Having cast away my right to Jewish national self-determination I still feel just as a Jewish as I did before. And I am just as connected to other Jews through a shared faith, a shared history, a shared sensibility. And with that comes a bias towards the oppressed and the discriminated against which is informed by my faith and my understanding of Jewish history.

Our Jewish story is unique. We don’t fit the definitions of other national minorities. So, the resolution of our oppression has to look different too. It needs a universal rather than a nationalist approach. That’s how you secure real Jewish self-determination everywhere not just in one place. It’s called equal rights and we fight for it for ourselves and for others wherever we find ourselves.

This is not some naive utopia I’m promoting. This way of thinking will save the Jewish people, not destroy them. This is common sense as well as common decency.
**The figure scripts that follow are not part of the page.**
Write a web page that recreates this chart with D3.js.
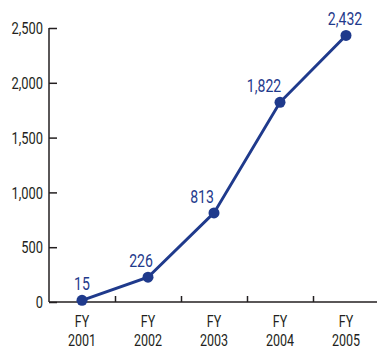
<!DOCTYPE html>
<html><head><meta charset="utf-8">
<script src="https://cdn.jsdelivr.net/npm/d3@7"></script>
<style>
html,body{margin:0;padding:0;background:#fff;}
svg{display:block;}
text{font-family:"Roboto","Liberation Sans",sans-serif;}
</style></head>
<body>
<svg id="chart" width="377" height="350"></svg>
<script>
const categories = ["FY 2001","FY 2002","FY 2003","FY 2004","FY 2005"];
const values = [15, 226, 813, 1822, 2432];
const valueLabels = ["15","226","813","1,822","2,432"];
const yTicks = [0, 500, 1000, 1500, 2000, 2500];

(function(){
const svg = d3.select("#chart");
const mLeft = 49, mRight = 379, mTop = 28, mBottom = 302;
const axisColor = "#231f20", blue = "#1f3a8c";
const SX = 0.76;
const place = (sel, fx, fy) => sel.attr("transform", (d, i) => `translate(${fx(d, i)},${fy(d, i)}) scale(${SX},1)`);

const x = d3.scaleBand().domain(categories).range([mLeft, mRight]);
const y = d3.scaleLinear().domain([0, 2500]).range([mBottom, mTop]);

// Y axis
const yAxis = svg.append("g").attr("transform", `translate(${mLeft},0)`)
  .call(d3.axisRight(y).tickValues(yTicks).tickSize(8).tickFormat(""));
yAxis.select(".domain").attr("stroke", axisColor).attr("stroke-width", 1.5).attr("d", `M0,${mTop}V${mBottom}`);
yAxis.selectAll(".tick line").attr("stroke", axisColor).attr("stroke-width", 1.5);
svg.append("g").selectAll("text").data(yTicks).join("text")
  .call(place, () => mLeft - 6, d => y(d))
  .attr("dy", "0.36em")
  .attr("text-anchor", "end").attr("font-size", 17).attr("fill", axisColor)
  .text(d => d3.format(",")(d));

// X axis
const xAxis = svg.append("g").attr("transform", `translate(0,${mBottom})`)
  .call(d3.axisTop(d3.scaleLinear().domain([0, 5]).range([mLeft, mRight]))
    .tickValues([1,2,3,4]).tickSize(6).tickFormat(""));
xAxis.select(".domain").attr("stroke", axisColor).attr("stroke-width", 1.5).attr("d", `M${mLeft},0H${mRight}`);
xAxis.selectAll(".tick line").attr("stroke", axisColor).attr("stroke-width", 1.5);
const cx = d => x(d) + x.bandwidth()/2;
const xl = svg.append("g").selectAll("text").data(categories).join("text")
  .call(place, d => cx(d), () => 0)
  .attr("text-anchor", "middle").attr("font-size", 16.5).attr("fill", axisColor);
xl.append("tspan").attr("x", 0).attr("y", 327).text(d => d.split(" ")[0]);
xl.append("tspan").attr("x", 0).attr("y", 346).text(d => d.split(" ")[1]);

// Line
const pts = categories.map((c, i) => [cx(c), y(values[i])]);
svg.append("path").attr("d", d3.line()(pts)).attr("fill", "none")
  .attr("stroke", blue).attr("stroke-width", 3);
svg.append("g").selectAll("circle").data(pts).join("circle")
  .attr("cx", d => d[0]).attr("cy", d => d[1]).attr("r", 5.5).attr("fill", blue);

// Value labels
const labelDx = [0, -7, -12, -16, -1];
svg.append("g").selectAll("text").data(pts).join("text")
  .call(place, (d, i) => d[0] + labelDx[i], d => d[1] - 10)
  .attr("text-anchor", "middle").attr("font-size", 18.5).attr("fill", blue)
  .text((d, i) => valueLabels[i]);
})();
</script>
</body></html>
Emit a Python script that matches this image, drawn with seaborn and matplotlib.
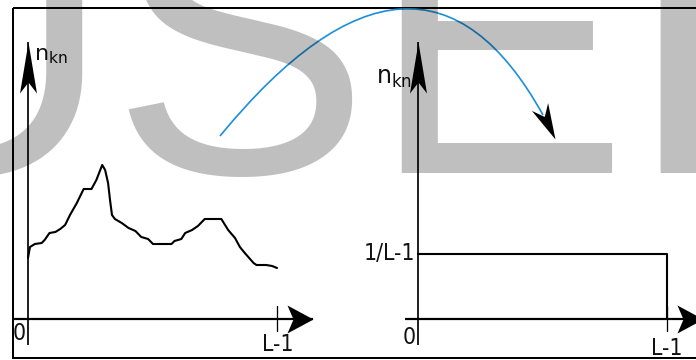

And that’s always a good place to set out from.

NOTES

Are Jews a nation or religion?
To this question the Jewish Virtual Library gives the answer “no but…”. Not a nation in the senses of shared language, history and geographic space but yes religiously. It says it is “Judaism that that binds Jews together as a nation”.

Wikipedia provides scores of cases of movements in every continent, eg Europe, which want a separate state although the criteria for separateness are varied.